→ Stated task: Give the lines of the material verbatim, from the first line to the line with "Chart.register(...registerables)", including both.

→ Stored rows:
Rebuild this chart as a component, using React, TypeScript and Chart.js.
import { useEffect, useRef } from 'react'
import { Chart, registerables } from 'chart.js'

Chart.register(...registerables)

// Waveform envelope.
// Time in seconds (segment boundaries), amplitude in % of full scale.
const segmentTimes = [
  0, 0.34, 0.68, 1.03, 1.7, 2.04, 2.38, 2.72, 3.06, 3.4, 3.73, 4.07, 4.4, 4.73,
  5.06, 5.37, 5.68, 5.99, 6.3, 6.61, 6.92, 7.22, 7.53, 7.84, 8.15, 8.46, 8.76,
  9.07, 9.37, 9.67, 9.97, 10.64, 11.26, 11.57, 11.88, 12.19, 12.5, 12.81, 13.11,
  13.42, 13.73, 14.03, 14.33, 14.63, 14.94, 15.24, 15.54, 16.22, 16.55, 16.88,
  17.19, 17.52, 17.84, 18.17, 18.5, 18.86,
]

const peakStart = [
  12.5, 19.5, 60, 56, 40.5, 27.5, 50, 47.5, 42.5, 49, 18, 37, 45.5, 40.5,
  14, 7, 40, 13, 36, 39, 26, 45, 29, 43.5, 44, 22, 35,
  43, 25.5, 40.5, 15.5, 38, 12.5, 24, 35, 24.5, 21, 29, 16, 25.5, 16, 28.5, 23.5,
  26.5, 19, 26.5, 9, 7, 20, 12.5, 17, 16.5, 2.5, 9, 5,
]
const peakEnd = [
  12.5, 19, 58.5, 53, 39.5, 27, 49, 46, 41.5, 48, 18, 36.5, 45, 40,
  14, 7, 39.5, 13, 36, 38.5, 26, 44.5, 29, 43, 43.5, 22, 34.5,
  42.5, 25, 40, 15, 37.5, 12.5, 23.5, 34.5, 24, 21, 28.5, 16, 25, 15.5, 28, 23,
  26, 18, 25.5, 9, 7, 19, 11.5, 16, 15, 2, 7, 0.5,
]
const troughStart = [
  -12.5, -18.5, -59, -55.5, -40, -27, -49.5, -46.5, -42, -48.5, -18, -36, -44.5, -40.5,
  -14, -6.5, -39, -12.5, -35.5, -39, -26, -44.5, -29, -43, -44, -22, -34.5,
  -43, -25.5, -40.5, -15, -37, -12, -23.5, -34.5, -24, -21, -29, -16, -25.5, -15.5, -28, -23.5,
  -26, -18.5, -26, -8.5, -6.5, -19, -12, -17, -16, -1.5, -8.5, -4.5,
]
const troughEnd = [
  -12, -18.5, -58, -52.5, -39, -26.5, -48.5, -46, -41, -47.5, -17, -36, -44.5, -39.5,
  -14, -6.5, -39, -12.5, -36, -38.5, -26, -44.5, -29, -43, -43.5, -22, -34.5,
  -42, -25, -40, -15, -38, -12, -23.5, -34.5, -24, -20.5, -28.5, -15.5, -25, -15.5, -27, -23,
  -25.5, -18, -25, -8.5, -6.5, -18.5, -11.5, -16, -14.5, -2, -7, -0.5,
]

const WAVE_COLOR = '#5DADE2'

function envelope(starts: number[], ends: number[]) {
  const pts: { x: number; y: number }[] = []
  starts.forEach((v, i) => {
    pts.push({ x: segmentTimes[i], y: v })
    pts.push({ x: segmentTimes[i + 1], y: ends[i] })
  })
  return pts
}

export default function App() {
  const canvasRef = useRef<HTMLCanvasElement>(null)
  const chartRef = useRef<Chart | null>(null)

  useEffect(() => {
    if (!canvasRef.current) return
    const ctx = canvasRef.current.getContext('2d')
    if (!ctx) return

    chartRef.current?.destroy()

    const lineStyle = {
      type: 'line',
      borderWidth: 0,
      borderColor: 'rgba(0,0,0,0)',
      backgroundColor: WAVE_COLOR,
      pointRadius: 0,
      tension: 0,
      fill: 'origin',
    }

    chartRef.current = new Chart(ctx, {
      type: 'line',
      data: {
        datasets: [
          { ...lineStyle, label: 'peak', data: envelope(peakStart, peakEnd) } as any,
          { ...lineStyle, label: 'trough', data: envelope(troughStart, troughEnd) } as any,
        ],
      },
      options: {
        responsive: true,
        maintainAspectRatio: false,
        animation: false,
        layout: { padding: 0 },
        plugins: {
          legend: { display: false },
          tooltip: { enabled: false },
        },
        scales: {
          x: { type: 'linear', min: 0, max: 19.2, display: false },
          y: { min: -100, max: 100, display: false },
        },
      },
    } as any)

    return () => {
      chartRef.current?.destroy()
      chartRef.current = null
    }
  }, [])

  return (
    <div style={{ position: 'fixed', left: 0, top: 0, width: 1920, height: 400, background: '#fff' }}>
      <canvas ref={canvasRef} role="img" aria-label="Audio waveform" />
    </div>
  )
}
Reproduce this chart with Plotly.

→ Result for this task:
Rebuild this chart as a component, using React, TypeScript and Chart.js.
import { useEffect, useRef } from 'react'
import { Chart, registerables } from 'chart.js'

Chart.register(...registerables)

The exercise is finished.